Published online by Cambridge University Press: 12 September 2012
‘I have only one language, and it is not mine’, says Jacques Derrida in The Monolingualism of the Other, in a formula that has become famous. Meaning at least two things by this: (1) something specific to Derrida himself, as a singular case or example, and (2) something general about the relation anyone at all might have to the language or languages they speak. Derrida speaks French, speaks only French (I will perhaps return in discussion to his real competence in English or more exactly American), but he speaks it from an eccentric place, as it were, a place of foreignness that we can quickly label the place of the ‘franco-maghrebian’ and more precisely the ‘Algerian Jew’. The French that Derrida speaks, a French that aims to be very correct, very pure, that has the ambition of being a French with no accent, is nevertheless not ‘his’ language, in the sense that it is the language of the other, of the metropole, of the colonial power, a language imposed more or less violently on little Jackie Derrida who might, indeed normally speaking should (or so one might think) rather speak another language, for example Arabic.

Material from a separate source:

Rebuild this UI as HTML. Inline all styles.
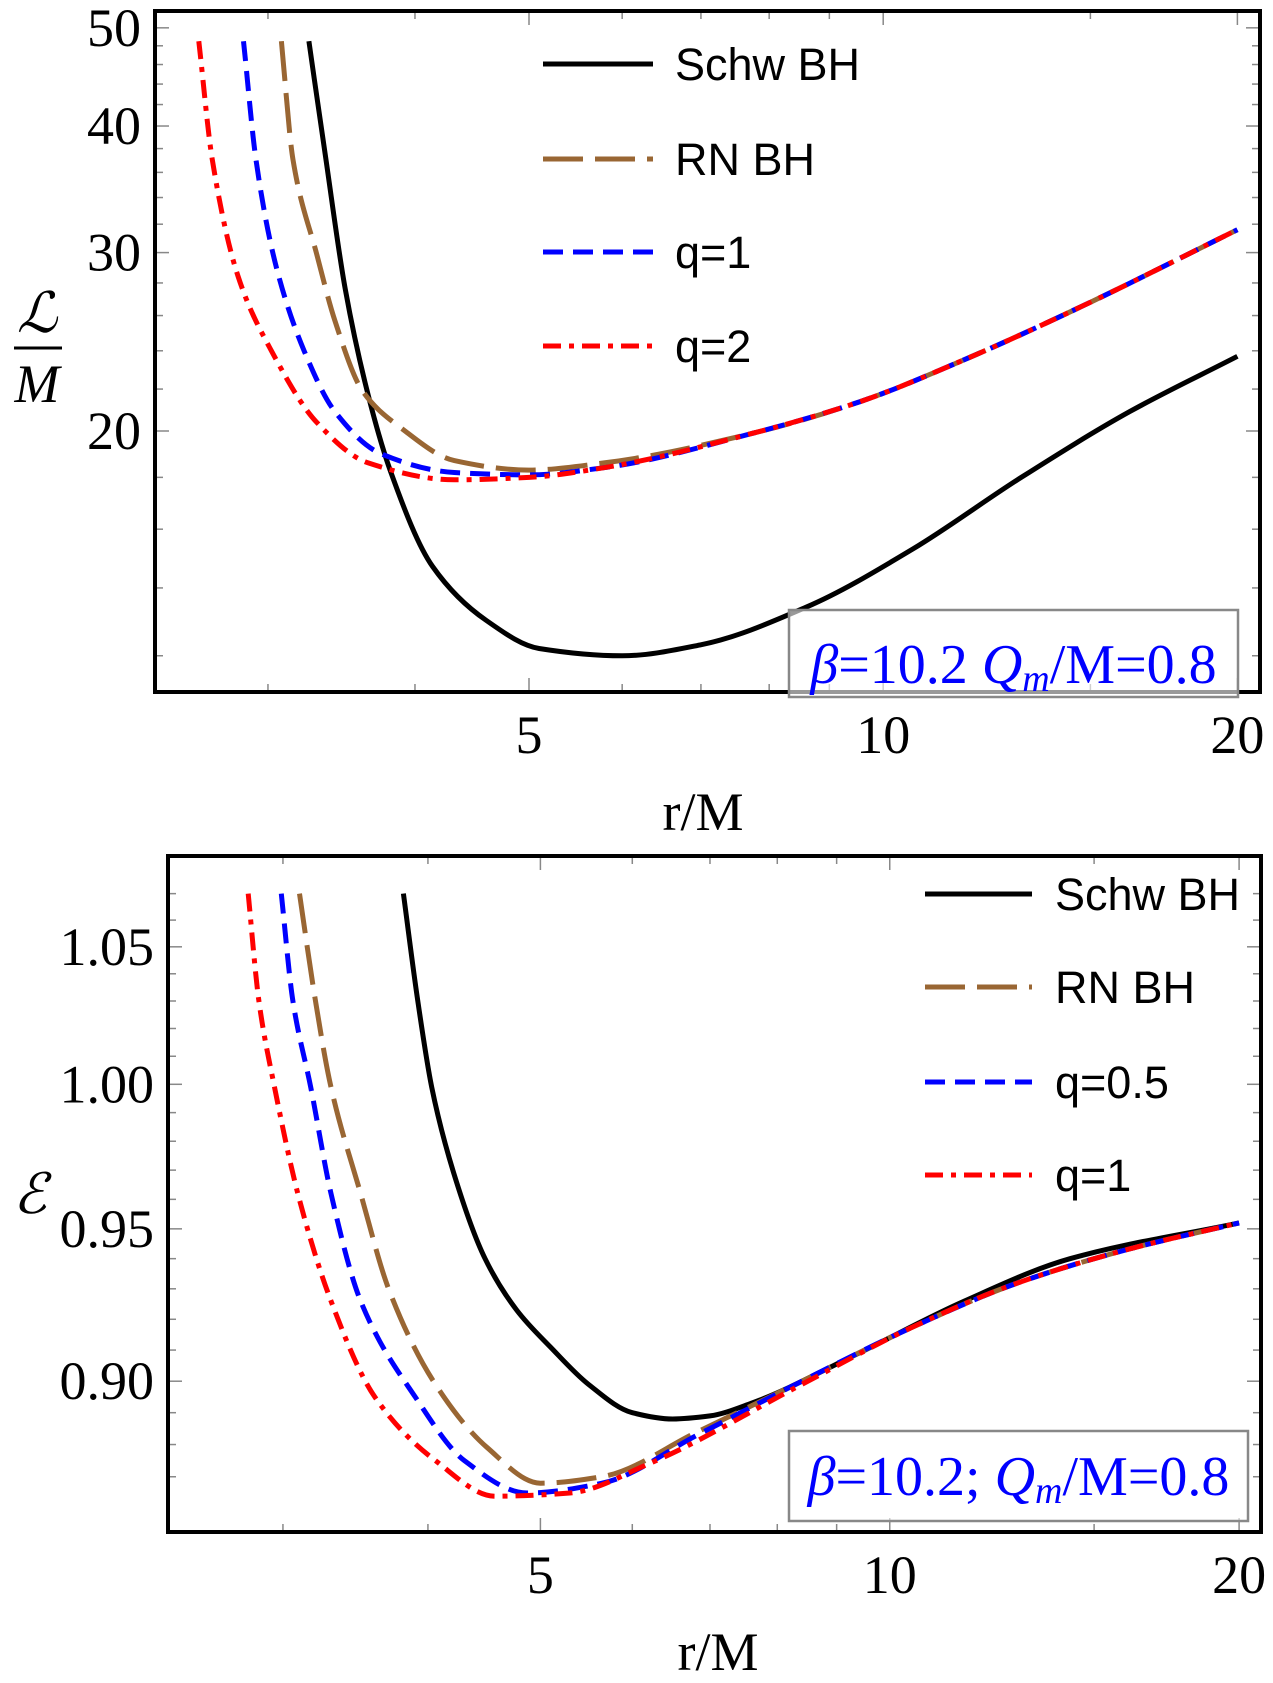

This singular situation, the singularity of which Derrida has fun emphasising (by contrasting his position ‘in’ the language with that of his friend Khatibi), is also exemplary, in the sense that its singularity supposedly reveals a more general truth. Following a logic of the example that has always fascinated Derrida, there is a paradoxical relation between on the one hand the example that is truly exemplary (the very example, and so the best example, a priceless example outside the series, possibly the only true example, and so somewhere an example without example), and on the other the example which is only an example, a sample among others, where any example, any old example is as good as any other and stands for any other.